Commit messages: Conventional Commits — <type>(<scope>): <description>. Types: feat, fix, docs, style, refactor, perf, test, chore. See AGENTS.md for the full table and examples.

Releases: Tag the commit after confirming dist/ is current. Format: {project}-v{version} (e.g. archive-v1.0.0). Semantic versioning applies. There is no CI/CD — the built .html file is already committed to the repo.

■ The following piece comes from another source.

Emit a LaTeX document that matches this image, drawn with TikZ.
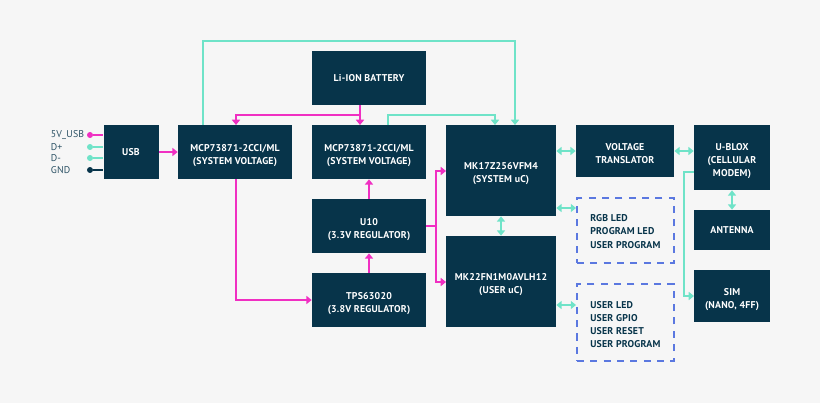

bash tool/build.sh                  # rebuild dist/
git add -f tool/dist/tool.html      # stage if needed
git commit -m "chore(tool): rebuild for vX.Y.Z"
git tag tool-vX.Y.Z
git push origin main --tags

git tag -l "archive-v*"             # list releases
git push origin :refs/tags/tag-name # delete a remote tag

---

Adding a New Tool

1. Create tool/ with the standard directory layout
2. Write template.html with {{CSS_PLACEHOLDER}} and {{JS_PLACEHOLDER}} markers
3. Write tool/build.sh following the pattern of an existing tool
4. Add bash "$SCRIPT_DIR/tool/build.sh" to the root build.sh
5. Add a test project entry to playwright.config.js
6. Create a stub tests/tool.spec.js
7. Force-add the dist output: git add -f tool/dist/tool.html

If the tool requires vendor dependencies, download them to tool/vendor/, add them to .gitignore exclusions if appropriate, and update build.sh to inline them (with the </ escaping step).